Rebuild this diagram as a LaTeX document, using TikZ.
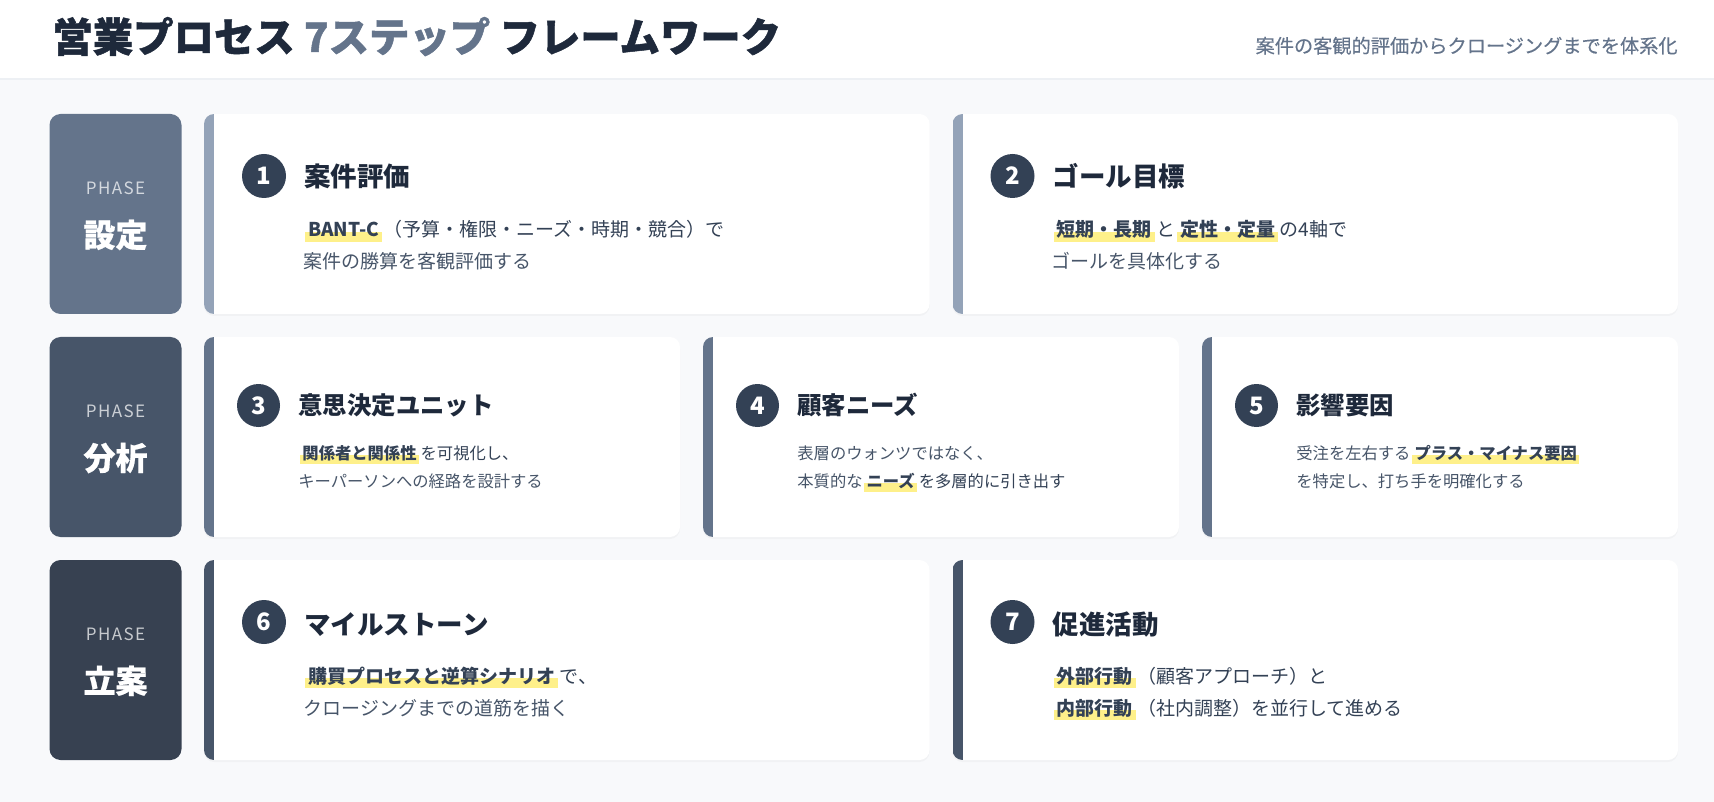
\documentclass[tikz,border=0pt]{standalone}
\usepackage{fontspec}
\setmainfont{Noto Sans CJK JP}
\usetikzlibrary{shadows}
\definecolor{bgcol}{HTML}{F8F9FB}
\definecolor{hdline}{HTML}{EDF0F4}
\definecolor{sl800}{HTML}{1E293B}
\definecolor{sl700}{HTML}{334155}
\definecolor{sl650}{HTML}{374151}
\definecolor{sl600}{HTML}{475569}
\definecolor{sl500}{HTML}{64748B}
\definecolor{sl400}{HTML}{94A3B8}
\definecolor{hly}{HTML}{FEF08A}
\newcommand{\hlmark}[1]{\hspace{0.1em}\setbox0=\hbox{\hspace{0.15em}\bfseries\color{sl700}#1\hspace{0.15em}}\rlap{\color{hly}\rule[-0.28em]{\wd0}{0.55em}}\box0\hspace{0.1em}}
\newcommand{\stepcard}[5]{%
  \node[card, minimum width=#4, anchor=north west] (#1) at (#2,#3) {};
  \begin{scope}
    \clip[rounded corners=5pt] (#1.north west) rectangle (#1.south east);
    \fill[#5] (#1.north west) rectangle ([xshift=5pt]#1.south west);
  \end{scope}}
\tikzset{
  card/.style={fill=white, rounded corners=5pt, minimum height=100pt, inner sep=0pt, outer sep=0pt,
    drop shadow={opacity=0.05, shadow xshift=0pt, shadow yshift=-1pt}},
  phasebox/.style={rounded corners=5.5pt, minimum width=66pt, minimum height=100pt, inner sep=0pt, outer sep=0pt, anchor=north west},
  phaseword/.style={text=white, text opacity=0.72, inner sep=0pt, anchor=base, font=\fontsize{8.5pt}{10pt}\selectfont\addfontfeature{LetterSpace=8}},
  phaselabel/.style={text=white, inner sep=0pt, anchor=base, font=\fontsize{16pt}{18pt}\selectfont\bfseries\addfontfeature{FakeBold=0.6}},
  stepnum/.style={circle, fill=sl700, text=white, minimum size=22pt, inner sep=0pt, font=\fontsize{12pt}{12pt}\selectfont\bfseries},
  stepnumS/.style={stepnum, minimum size=21.5pt},
  steptitle/.style={anchor=base west, inner sep=0pt, text=sl800, font=\fontsize{13.25pt}{15pt}\selectfont\bfseries},
  steptitleS/.style={steptitle, font=\fontsize{12.2pt}{14pt}\selectfont\bfseries},
  body/.style={anchor=base west, inner sep=0pt, text=sl600, font=\fontsize{9.5pt}{12pt}\selectfont},
  bodyS/.style={body, font=\fontsize{8.15pt}{10pt}\selectfont},
}
\begin{document}
\begin{tikzpicture}[x=0.5pt, y=-0.5pt]
\useasboundingbox (0,0) rectangle (1714,802);
\fill[bgcol] (0,0) rectangle (1714,802);
% header
\fill[white] (0,0) rectangle (1714,79);
\draw[hdline, line width=1pt] (0,79.5) -- (1714,79.5);
\node[anchor=base west, inner sep=0pt, text=sl800, font=\fontsize{20.2pt}{22pt}\selectfont\bfseries\addfontfeature{FakeBold=1.2}] (title) at (52,52)
  {営業プロセス {\color{sl500}7ステップ} フレームワーク};
\node[anchor=base east, inner sep=0pt, text=sl500, font=\fontsize{9.6pt}{11pt}\selectfont\addfontfeature{FakeBold=0.3}] (subtitle) at (1678,53)
  {案件の客観的評価からクロージングまでを体系化};

% phase boxes
\node[phasebox, fill=sl500] (phase1) at (49.5,114) {};
\node[phasebox, fill=sl600] (phase2) at (49.5,337) {};
\node[phasebox, fill=sl650] (phase3) at (49.5,560) {};
\node[phaseword] (pw1) at (115.5,194.6) {PHASE};
\node[phaselabel] (pl1) at (115.5,247) {設定};
\node[phaseword] (pw2) at (115.5,417.6) {PHASE};
\node[phaselabel] (pl2) at (115.5,470) {分析};
\node[phaseword] (pw3) at (115.5,640.6) {PHASE};
\node[phaselabel] (pl3) at (115.5,693) {立案};

% cards
\stepcard{card1}{204}{114}{362.75pt}{sl400}
\stepcard{card2}{952.5}{114}{362.75pt}{sl400}
\stepcard{card3}{204}{337}{238pt}{sl500}
\stepcard{card4}{703}{337}{238pt}{sl500}
\stepcard{card5}{1202}{337}{238pt}{sl500}
\stepcard{card6}{204}{560}{362.75pt}{sl600}
\stepcard{card7}{952.5}{560}{362.75pt}{sl600}

% card 1
\node[stepnum] (n1) at (264,176) {1};
\node[steptitle] (t1) at (304,187) {案件評価};
\node[body] (b1a) at (303,237) {\hlmark{BANT-C}（予算・権限・ニーズ・時期・競合）で};
\node[body] (b1b) at (303,269) {案件の勝算を客観評価する};
% card 2
\node[stepnum] (n2) at (1012.5,176) {2};
\node[steptitle] (t2) at (1052.5,187) {ゴール目標};
\node[body] (b2a) at (1051.5,237) {\hlmark{短期・長期}と\hlmark{定性・定量}の4軸で};
\node[body] (b2b) at (1051.5,269) {ゴールを具体化する};
% card 3
\node[stepnumS] (n3) at (258.5,405.5) {3};
\node[steptitleS] (t3) at (298,415) {意思決定ユニット};
\node[bodyS] (b3a) at (298,459) {\hlmark{関係者と関係性}を可視化し、};
\node[bodyS] (b3b) at (298,487) {キーパーソンへの経路を設計する};
% card 4
\node[stepnumS] (n4) at (757.5,405.5) {4};
\node[steptitleS] (t4) at (797,415) {顧客ニーズ};
\node[bodyS] (b4a) at (797,459) {表層のウォンツではなく、};
\node[bodyS] (b4b) at (797,487) {本質的な\hlmark{ニーズ}を多層的に引き出す};
% card 5
\node[stepnumS] (n5) at (1256.5,405.5) {5};
\node[steptitleS] (t5) at (1296,415) {影響要因};
\node[bodyS] (b5a) at (1296,459) {受注を左右する\hlmark{プラス・マイナス要因}};
\node[bodyS] (b5b) at (1296,487) {を特定し、打ち手を明確化する};
% card 6
\node[stepnum] (n6) at (264,622) {6};
\node[steptitle] (t6) at (304,634) {マイルストーン};
\node[body] (b6a) at (303,683) {\hlmark{購買プロセスと逆算シナリオ}で、};
\node[body] (b6b) at (303,715) {クロージングまでの道筋を描く};
% card 7
\node[stepnum] (n7) at (1012.5,622) {7};
\node[steptitle] (t7) at (1052.5,634) {促進活動};
\node[body] (b7a) at (1051.5,683) {\hlmark{外部行動}（顧客アプローチ）と};
\node[body] (b7b) at (1051.5,715) {\hlmark{内部行動}（社内調整）を並行して進める};
\end{tikzpicture}
\end{document}
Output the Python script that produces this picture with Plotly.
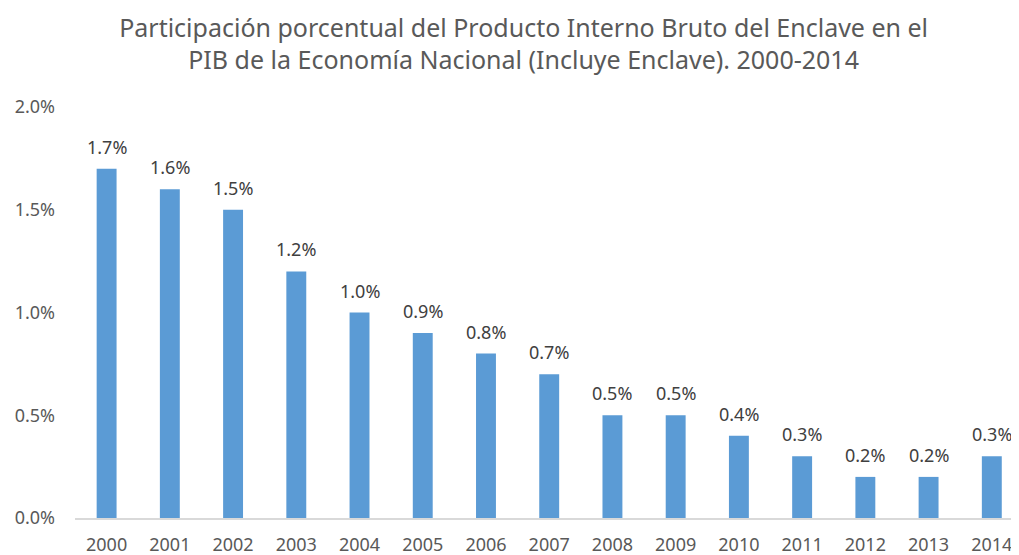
import plotly.graph_objects as go

years = ["2000", "2001", "2002", "2003", "2004", "2005", "2006", "2007",
         "2008", "2009", "2010", "2011", "2012", "2013", "2014"]
shares = [0.017, 0.016, 0.015, 0.012, 0.010, 0.009, 0.008, 0.007,
          0.005, 0.005, 0.004, 0.003, 0.002, 0.002, 0.003]
y_ticks = [0, 0.005, 0.010, 0.015, 0.020]
y_tick_labels = ["0.0%", "0.5%", "1.0%", "1.5%", "2.0%"]
title_text = ("Participación porcentual del Producto Interno Bruto del Enclave en el<br>"
              "PIB de la Economía Nacional (Incluye Enclave). 2000-2014")

FONT = "Noto Sans"

fig = go.Figure(go.Bar(
    x=years, y=shares,
    marker=dict(color="#5B9BD5", line=dict(width=0)),
    hoverinfo="x+y",
))

# data labels: positioned at each bar's category index and value
for i, v in enumerate(shares):
    fig.add_annotation(
        x=i, y=v, text=f"{v*100:.1f}%", showarrow=False,
        xanchor="center", yanchor="bottom", yshift=8,
        font=dict(family=FONT, size=18, color="#404040"),
    )

fig.update_layout(
    width=1011, height=547,
    paper_bgcolor="white", plot_bgcolor="white",
    margin=dict(l=67, r=0, t=99, b=37, autoexpand=False),
    bargap=0.685,
    showlegend=False,
    title=dict(text=title_text, x=0.51, xanchor="center", y=0.947, yanchor="top",
               font=dict(family=FONT, size=25, color="#595959")),
    font=dict(family=FONT, color="#595959"),
)
fig.update_xaxes(
    type="category", range=[-0.5, 14.43],
    showline=True, linecolor="#D9D9D9", linewidth=1.5,
    ticks="", tickfont=dict(family=FONT, size=18, color="#595959"),
    showgrid=False, ticklabelstandoff=10, automargin=False,
)
fig.update_yaxes(
    range=[0, 0.02], tickvals=y_ticks, ticktext=y_tick_labels,
    showgrid=False, zeroline=False, showline=False,
    tickfont=dict(family=FONT, size=18, color="#595959"),
    ticks="", ticklabelstandoff=19, automargin=False,
)

fig.write_html("out.html")
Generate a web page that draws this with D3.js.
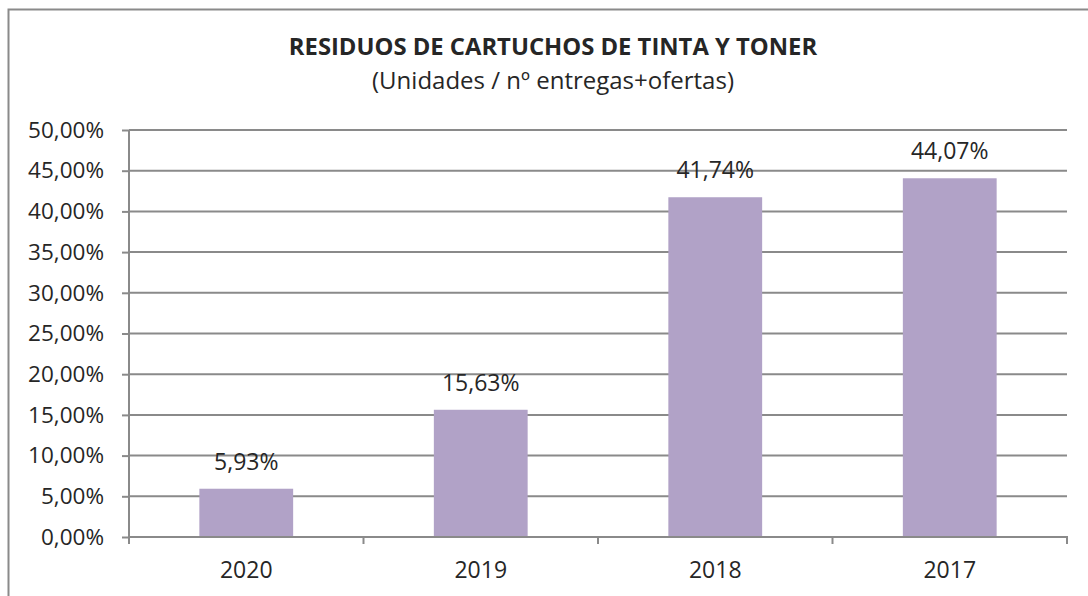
<html>
<head>
<meta charset="utf-8">
<script src="https://d3js.org/d3.v7.min.js"></script>
<style>
  body { margin: 0; background: white; }
  text { font-family: "Open Sans", sans-serif; fill: #262626; }
</style>
</head>
<body>
<svg width="1088" height="596"></svg>
<script>
// chart data
var years = ["2020", "2019", "2018", "2017"];
var values = [0.0593, 0.1563, 0.4174, 0.4407];
var yTicks = [0, 0.05, 0.10, 0.15, 0.20, 0.25, 0.30, 0.35, 0.40, 0.45, 0.50];

var svg = d3.select("svg");

var es = d3.formatLocale({decimal: ",", thousands: ".", grouping: [3], currency: ["", "€"]});
var pct = es.format(".2%");

// outer chart border (right and bottom edges fall outside the picture)
svg.append("rect")
  .attr("x", 8.5).attr("y", 9.5)
  .attr("width", 1200).attr("height", 700)
  .attr("fill", "none")
  .attr("stroke", "#8a8a8a")
  .attr("stroke-width", 2);

svg.append("text")
  .attr("x", 553).attr("y", 55)
  .attr("text-anchor", "middle")
  .style("font-size", "23.8px").style("font-weight", "bold")
  .text("RESIDUOS DE CARTUCHOS DE TINTA Y TONER");

svg.append("text")
  .attr("x", 553).attr("y", 89)
  .attr("text-anchor", "middle")
  .style("font-size", "24px")
  .text("(Unidades / nº entregas+ofertas)");

var x = d3.scaleBand().domain(years).range([129, 1067]).paddingInner(0.6).paddingOuter(0.3);
var y = d3.scaleLinear().domain([0, 0.5]).range([537, 130]);

// gridlines
svg.append("g").selectAll("line").data(yTicks.slice(1)).enter().append("line")
  .attr("x1", 129).attr("x2", 1067)
  .attr("y1", d => y(d)).attr("y2", d => y(d))
  .attr("stroke", "#8a8a8a").attr("stroke-width", 2);

// bars
svg.append("g").selectAll("rect").data(values).enter().append("rect")
  .attr("x", (d, i) => x(years[i]))
  .attr("y", d => y(d))
  .attr("width", x.bandwidth())
  .attr("height", d => y(0) - y(d))
  .attr("fill", "#b1a2c7");

// value labels
svg.append("g").selectAll("text").data(values).enter().append("text")
  .attr("x", (d, i) => x(years[i]) + x.bandwidth() / 2)
  .attr("y", d => y(d) - 19)
  .attr("text-anchor", "middle")
  .style("font-size", "23px")
  .text(d => pct(d));

// y axis
var yAxis = svg.append("g").attr("transform", "translate(129,0)")
  .call(d3.axisLeft(y).tickValues(yTicks).tickFormat(pct).tickSize(7).tickPadding(18));
yAxis.selectAll("path, line").attr("stroke", "#8a8a8a").attr("stroke-width", 2);
yAxis.select(".domain").attr("d", "M0," + y(0.5) + "V" + y(0));
yAxis.selectAll("text").style("font-size", "22.5px").style("font-family", "Open Sans").attr("fill", "#262626");

// x axis with ticks between categories
var step = x.step();
var bounds = [129, 129 + step, 129 + 2 * step, 129 + 3 * step, 1067];
var xg = svg.append("g");
xg.append("line")
  .attr("x1", 128).attr("x2", 1068)
  .attr("y1", y(0)).attr("y2", y(0))
  .attr("stroke", "#8a8a8a").attr("stroke-width", 2);
xg.selectAll(".tk").data(bounds).enter().append("line")
  .attr("x1", d => d).attr("x2", d => d)
  .attr("y1", y(0)).attr("y2", y(0) + 7)
  .attr("stroke", "#8a8a8a").attr("stroke-width", 2);
xg.selectAll("text").data(years).enter().append("text")
  .attr("x", d => x(d) + x.bandwidth() / 2)
  .attr("y", 578)
  .attr("text-anchor", "middle")
  .style("font-size", "23px")
  .text(d => d);
</script>
</body>
</html>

EXERCISE BRIEF
Report the count of lines in the entries that contain the string "script", and nothing besides it.

THE REPLY
4